Gurup fotoğrafı hoşuna gitmiş olacak ki bir 'sitem' telefonu bile açmamıştın...
***

Ama ben yine de seni güç duruma düşürmemek için, dergideki editoryal yazımda bu durumu anlatmıştım; "Aslında Adnan Hoca kapağa konacağını öğrendiğinde, stüdyomuza koşup kameralarımızın karşısına geçiverdi. Eh, o bu özveriyi gösterince biz de kendisine 'arzusu hilafına' küçük bir fotomontaj şakası yapıverdik. Hokus pokus sadece onun tekelin de mi?"
O gün orada Ruşen Çakır ve Ayda Özlü Çevik arkadaşlarım bir de öneri yapmışlardı sana. "Ekibine girip birkaç gün onlarla yaşayalım!" Bizim arkadaşları küçümsemene biraz bozulmuştum doğrusu. "Benim ekibe girmeniz için önce üzerinizi bir düzeltin bakalım. Armani pantolon gömlek, Tacini ayakkabı giyin. Cartier saat takın. Bize her gün bir Ferreri bir Porche geliyor..."
Ruşen'le, Ayda'cık n'apsın, aramızda para toplasak bile o söylediğin arabanın sadece dikiz aynasını alabilirdik o günlerde hocam.
Nokta'nın neden seni haber yaptığına gelince; İçeriğine hiç girmeyelim. Bir tek bugünlerde söylediğin 'Düşünce suçundan hapse girdim!' sözüne itiraz edelim ve soralım; Seks kasetleri, şantaj kasetleri, o günlerde düşünce suçu kapsamında mıydı? İşte böyle hocam! Beni hatırlamaman kırdı beni de ucundan azıcık yazayım dedim.
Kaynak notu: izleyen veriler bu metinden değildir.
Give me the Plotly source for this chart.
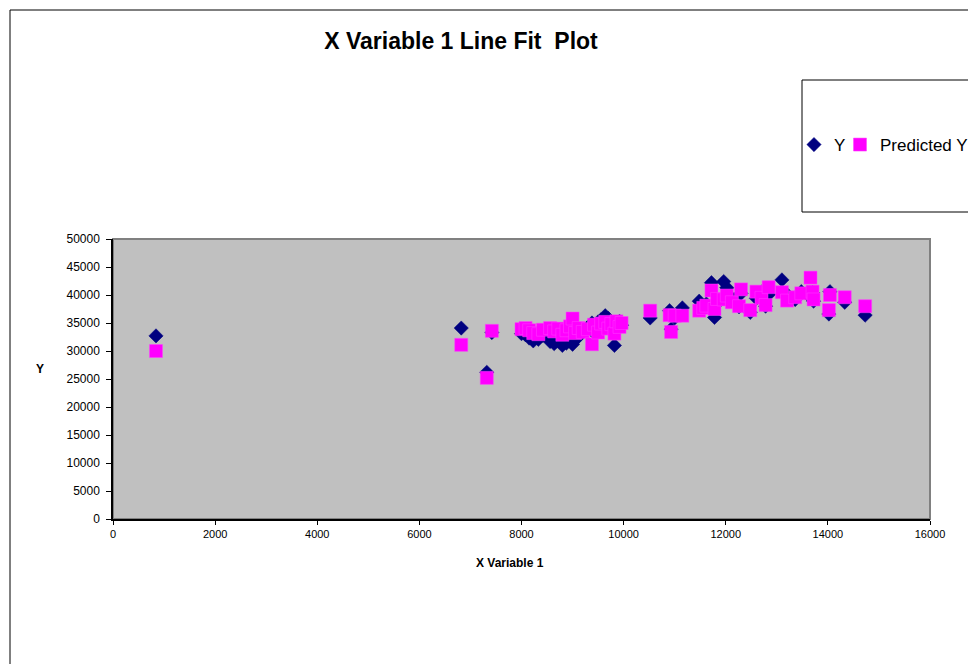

Aslında eski bir tanış olarak her şeyi anlatmaya kalksam gazete sayfaları yetmez bilirsin. Mesela erkek müritlerinin bir kaseti geçmişti elimize, dergide ne çok gülmüştük. Hangisi olduğunu tahmin edersin. Bu yüzden beni bir daha unutma emi hocam?